▶ [Written problem]:
Leave out any pictures and transcribe all other data below exactly.
╭──
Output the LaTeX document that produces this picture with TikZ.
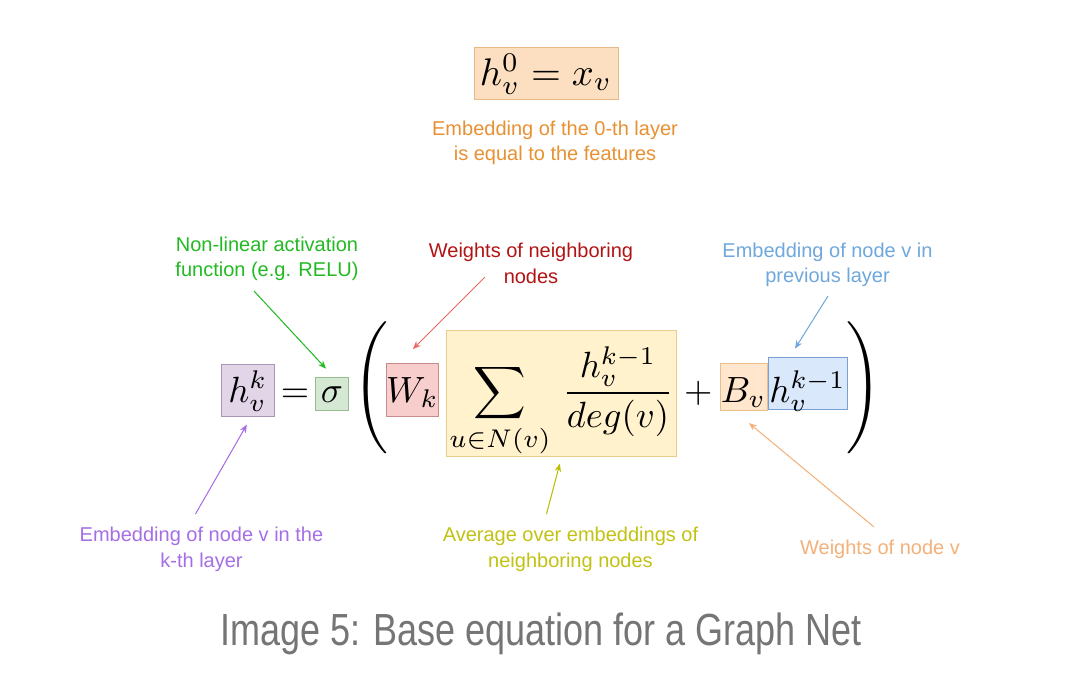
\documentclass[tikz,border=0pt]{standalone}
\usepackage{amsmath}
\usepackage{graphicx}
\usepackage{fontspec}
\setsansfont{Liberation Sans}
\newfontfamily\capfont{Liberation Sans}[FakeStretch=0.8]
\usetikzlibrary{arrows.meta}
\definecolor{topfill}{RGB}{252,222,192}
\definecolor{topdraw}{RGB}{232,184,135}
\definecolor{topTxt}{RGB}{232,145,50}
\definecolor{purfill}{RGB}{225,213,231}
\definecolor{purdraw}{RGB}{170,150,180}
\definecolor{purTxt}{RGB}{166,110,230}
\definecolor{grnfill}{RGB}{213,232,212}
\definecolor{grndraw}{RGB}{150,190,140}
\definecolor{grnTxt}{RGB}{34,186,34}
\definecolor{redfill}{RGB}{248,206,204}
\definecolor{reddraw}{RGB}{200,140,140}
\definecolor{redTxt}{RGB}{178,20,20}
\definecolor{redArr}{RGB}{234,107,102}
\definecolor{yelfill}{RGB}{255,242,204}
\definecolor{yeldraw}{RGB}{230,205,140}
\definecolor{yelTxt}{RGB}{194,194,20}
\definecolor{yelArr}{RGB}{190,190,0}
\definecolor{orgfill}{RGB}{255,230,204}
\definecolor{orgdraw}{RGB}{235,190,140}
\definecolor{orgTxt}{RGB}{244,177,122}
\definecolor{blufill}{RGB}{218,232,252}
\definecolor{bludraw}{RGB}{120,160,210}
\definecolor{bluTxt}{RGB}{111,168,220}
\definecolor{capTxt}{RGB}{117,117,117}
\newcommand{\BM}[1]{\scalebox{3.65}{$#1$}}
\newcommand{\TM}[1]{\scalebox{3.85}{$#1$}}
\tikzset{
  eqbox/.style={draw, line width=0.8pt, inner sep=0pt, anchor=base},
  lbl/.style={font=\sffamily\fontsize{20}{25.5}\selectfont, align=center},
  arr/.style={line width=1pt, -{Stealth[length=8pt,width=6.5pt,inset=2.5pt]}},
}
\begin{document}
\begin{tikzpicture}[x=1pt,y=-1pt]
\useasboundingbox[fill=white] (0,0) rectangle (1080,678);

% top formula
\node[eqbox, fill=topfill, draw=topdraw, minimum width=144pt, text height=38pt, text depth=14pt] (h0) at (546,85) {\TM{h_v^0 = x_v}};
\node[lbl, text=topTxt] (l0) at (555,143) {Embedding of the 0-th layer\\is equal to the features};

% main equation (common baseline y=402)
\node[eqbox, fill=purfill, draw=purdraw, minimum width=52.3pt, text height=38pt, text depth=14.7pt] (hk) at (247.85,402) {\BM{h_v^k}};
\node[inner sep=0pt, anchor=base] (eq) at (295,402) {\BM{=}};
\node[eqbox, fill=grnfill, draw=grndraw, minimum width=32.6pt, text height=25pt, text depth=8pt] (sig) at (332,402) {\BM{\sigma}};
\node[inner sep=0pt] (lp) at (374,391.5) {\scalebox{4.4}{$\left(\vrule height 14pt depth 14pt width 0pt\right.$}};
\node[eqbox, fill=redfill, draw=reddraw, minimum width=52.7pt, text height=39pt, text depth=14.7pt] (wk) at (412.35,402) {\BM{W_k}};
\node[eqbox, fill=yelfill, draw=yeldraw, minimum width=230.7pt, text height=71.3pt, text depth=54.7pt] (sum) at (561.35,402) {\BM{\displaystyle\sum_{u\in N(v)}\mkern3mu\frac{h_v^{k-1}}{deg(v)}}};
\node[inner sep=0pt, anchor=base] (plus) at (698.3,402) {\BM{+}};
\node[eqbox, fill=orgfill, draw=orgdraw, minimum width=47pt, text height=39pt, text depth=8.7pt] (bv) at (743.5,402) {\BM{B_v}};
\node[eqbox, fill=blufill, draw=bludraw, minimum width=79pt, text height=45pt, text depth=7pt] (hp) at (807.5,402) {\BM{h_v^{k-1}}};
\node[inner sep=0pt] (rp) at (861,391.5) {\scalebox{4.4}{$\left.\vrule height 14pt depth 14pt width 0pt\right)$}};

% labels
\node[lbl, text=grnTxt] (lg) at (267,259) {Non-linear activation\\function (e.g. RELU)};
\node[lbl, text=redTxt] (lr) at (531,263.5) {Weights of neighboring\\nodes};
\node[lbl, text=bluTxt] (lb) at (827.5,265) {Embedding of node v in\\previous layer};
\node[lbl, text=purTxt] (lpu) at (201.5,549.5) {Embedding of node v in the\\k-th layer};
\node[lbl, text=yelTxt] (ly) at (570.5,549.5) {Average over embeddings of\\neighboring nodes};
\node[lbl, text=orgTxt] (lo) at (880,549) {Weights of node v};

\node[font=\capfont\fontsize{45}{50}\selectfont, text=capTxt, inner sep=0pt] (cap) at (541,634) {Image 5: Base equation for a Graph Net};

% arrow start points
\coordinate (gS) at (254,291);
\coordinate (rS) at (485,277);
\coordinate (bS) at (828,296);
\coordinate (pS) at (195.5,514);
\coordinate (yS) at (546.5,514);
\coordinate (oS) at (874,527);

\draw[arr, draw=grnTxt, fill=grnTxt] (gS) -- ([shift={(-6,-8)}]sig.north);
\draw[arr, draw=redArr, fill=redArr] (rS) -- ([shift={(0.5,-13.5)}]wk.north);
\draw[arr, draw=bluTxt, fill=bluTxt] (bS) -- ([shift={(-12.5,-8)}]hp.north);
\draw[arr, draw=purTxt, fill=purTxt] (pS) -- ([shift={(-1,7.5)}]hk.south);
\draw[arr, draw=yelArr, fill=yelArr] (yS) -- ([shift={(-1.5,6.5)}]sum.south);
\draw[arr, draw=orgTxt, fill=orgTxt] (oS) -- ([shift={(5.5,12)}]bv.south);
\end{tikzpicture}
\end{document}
╰──
▶ [Output for this task]:
Output the LaTeX document that produces this picture with TikZ.
\documentclass[tikz,border=0pt]{standalone}
\usepackage{amsmath}
\usepackage{graphicx}
\usepackage{fontspec}
\setsansfont{Liberation Sans}
\newfontfamily\capfont{Liberation Sans}[FakeStretch=0.8]
\usetikzlibrary{arrows.meta}
\definecolor{topfill}{RGB}{252,222,192}
\definecolor{topdraw}{RGB}{232,184,135}
\definecolor{topTxt}{RGB}{232,145,50}
\definecolor{purfill}{RGB}{225,213,231}
\definecolor{purdraw}{RGB}{170,150,180}
\definecolor{purTxt}{RGB}{166,110,230}
\definecolor{grnfill}{RGB}{213,232,212}
\definecolor{grndraw}{RGB}{150,190,140}
\definecolor{grnTxt}{RGB}{34,186,34}
\definecolor{redfill}{RGB}{248,206,204}
\definecolor{reddraw}{RGB}{200,140,140}
\definecolor{redTxt}{RGB}{178,20,20}
\definecolor{redArr}{RGB}{234,107,102}
\definecolor{yelfill}{RGB}{255,242,204}
\definecolor{yeldraw}{RGB}{230,205,140}
\definecolor{yelTxt}{RGB}{194,194,20}
\definecolor{yelArr}{RGB}{190,190,0}
\definecolor{orgfill}{RGB}{255,230,204}
\definecolor{orgdraw}{RGB}{235,190,140}
\definecolor{orgTxt}{RGB}{244,177,122}
\definecolor{blufill}{RGB}{218,232,252}
\definecolor{bludraw}{RGB}{120,160,210}
\definecolor{bluTxt}{RGB}{111,168,220}
\definecolor{capTxt}{RGB}{117,117,117}
\newcommand{\BM}[1]{\scalebox{3.65}{$#1$}}
\newcommand{\TM}[1]{\scalebox{3.85}{$#1$}}
\tikzset{
  eqbox/.style={draw, line width=0.8pt, inner sep=0pt, anchor=base},
  lbl/.style={font=\sffamily\fontsize{20}{25.5}\selectfont, align=center},
  arr/.style={line width=1pt, -{Stealth[length=8pt,width=6.5pt,inset=2.5pt]}},
}
\begin{document}
\begin{tikzpicture}[x=1pt,y=-1pt]
\useasboundingbox[fill=white] (0,0) rectangle (1080,678);

% top formula
\node[eqbox, fill=topfill, draw=topdraw, minimum width=144pt, text height=38pt, text depth=14pt] (h0) at (546,85) {\TM{h_v^0 = x_v}};
\node[lbl, text=topTxt] (l0) at (555,143) {Embedding of the 0-th layer\\is equal to the features};

% main equation (common baseline y=402)
\node[eqbox, fill=purfill, draw=purdraw, minimum width=52.3pt, text height=38pt, text depth=14.7pt] (hk) at (247.85,402) {\BM{h_v^k}};
\node[inner sep=0pt, anchor=base] (eq) at (295,402) {\BM{=}};
\node[eqbox, fill=grnfill, draw=grndraw, minimum width=32.6pt, text height=25pt, text depth=8pt] (sig) at (332,402) {\BM{\sigma}};
\node[inner sep=0pt] (lp) at (374,391.5) {\scalebox{4.4}{$\left(\vrule height 14pt depth 14pt width 0pt\right.$}};
\node[eqbox, fill=redfill, draw=reddraw, minimum width=52.7pt, text height=39pt, text depth=14.7pt] (wk) at (412.35,402) {\BM{W_k}};
\node[eqbox, fill=yelfill, draw=yeldraw, minimum width=230.7pt, text height=71.3pt, text depth=54.7pt] (sum) at (561.35,402) {\BM{\displaystyle\sum_{u\in N(v)}\mkern3mu\frac{h_v^{k-1}}{deg(v)}}};
\node[inner sep=0pt, anchor=base] (plus) at (698.3,402) {\BM{+}};
\node[eqbox, fill=orgfill, draw=orgdraw, minimum width=47pt, text height=39pt, text depth=8.7pt] (bv) at (743.5,402) {\BM{B_v}};
\node[eqbox, fill=blufill, draw=bludraw, minimum width=79pt, text height=45pt, text depth=7pt] (hp) at (807.5,402) {\BM{h_v^{k-1}}};
\node[inner sep=0pt] (rp) at (861,391.5) {\scalebox{4.4}{$\left.\vrule height 14pt depth 14pt width 0pt\right)$}};

% labels
\node[lbl, text=grnTxt] (lg) at (267,259) {Non-linear activation\\function (e.g. RELU)};
\node[lbl, text=redTxt] (lr) at (531,263.5) {Weights of neighboring\\nodes};
\node[lbl, text=bluTxt] (lb) at (827.5,265) {Embedding of node v in\\previous layer};
\node[lbl, text=purTxt] (lpu) at (201.5,549.5) {Embedding of node v in the\\k-th layer};
\node[lbl, text=yelTxt] (ly) at (570.5,549.5) {Average over embeddings of\\neighboring nodes};
\node[lbl, text=orgTxt] (lo) at (880,549) {Weights of node v};

\node[font=\capfont\fontsize{45}{50}\selectfont, text=capTxt, inner sep=0pt] (cap) at (541,634) {Image 5: Base equation for a Graph Net};

% arrow start points
\coordinate (gS) at (254,291);
\coordinate (rS) at (485,277);
\coordinate (bS) at (828,296);
\coordinate (pS) at (195.5,514);
\coordinate (yS) at (546.5,514);
\coordinate (oS) at (874,527);

\draw[arr, draw=grnTxt, fill=grnTxt] (gS) -- ([shift={(-6,-8)}]sig.north);
\draw[arr, draw=redArr, fill=redArr] (rS) -- ([shift={(0.5,-13.5)}]wk.north);
\draw[arr, draw=bluTxt, fill=bluTxt] (bS) -- ([shift={(-12.5,-8)}]hp.north);
\draw[arr, draw=purTxt, fill=purTxt] (pS) -- ([shift={(-1,7.5)}]hk.south);
\draw[arr, draw=yelArr, fill=yelArr] (yS) -- ([shift={(-1.5,6.5)}]sum.south);
\draw[arr, draw=orgTxt, fill=orgTxt] (oS) -- ([shift={(5.5,12)}]bv.south);
\end{tikzpicture}
\end{document}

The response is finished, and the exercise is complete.